Sunday, September 04, 2005

Patching Levees

The flooding of New Orleans brings up the question of how one can quickly patch a flooded canal.

The primary material used for patching levees is the sand bag. This really is an ideal material. You fill the bags with dirt then toss them into the breach.

The only problem with sand bags is that they require a large amount of sand near the breach.

This alert shows a picture of a helicopter moving filled sand bags to a levee breach. To get fill material apparently engineers are grinding up roads. I imagine that this is an incredibly expensive process. I understand the early efforts to patch the levees with helicopters failed because they couldn’t get the material to the canal fast enough.

The challenge in creating patches is getting fill material into the bags.

During levee breaches, the one material you have in excess is water.

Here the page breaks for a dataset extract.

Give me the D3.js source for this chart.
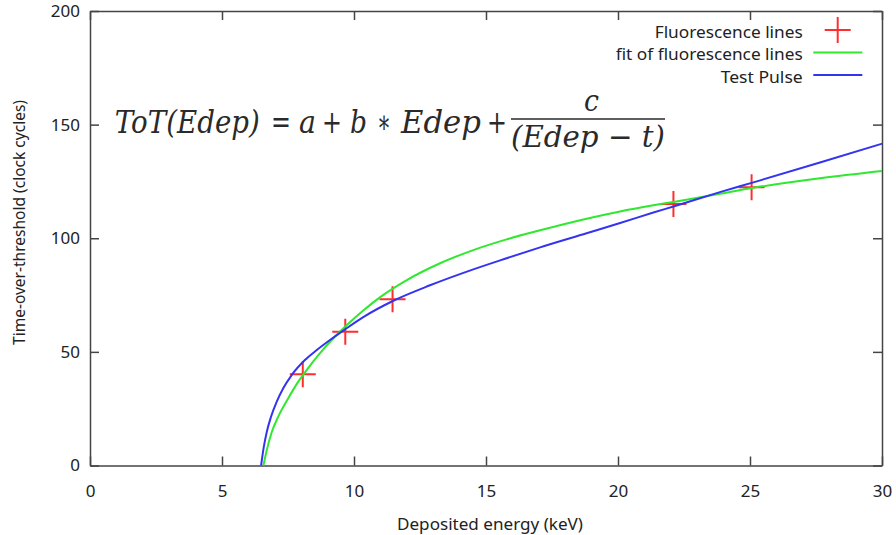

It would be interesting to design a levee patch with plastic tubes. You would fill the tubes with water and sink them in the breach. The tubes would have to be made with a plastic of an enormous tensile strength. After the plastic patch is in place, you can then set in a real repair...deflating the bags as you go.

Of course, the ultimate levee patching might simply be a portable conveyor system and designated areas with fill material.

Using helicopters to ferry sand bags is expensive and would not be fast enough to patch a growing breach.

Apparently the breached levees with engineered with an expected life time of 300 years. We seem to have proven that even overengineered levees can and will fail. The New Orleans flood shows that we need better patching technologies in place.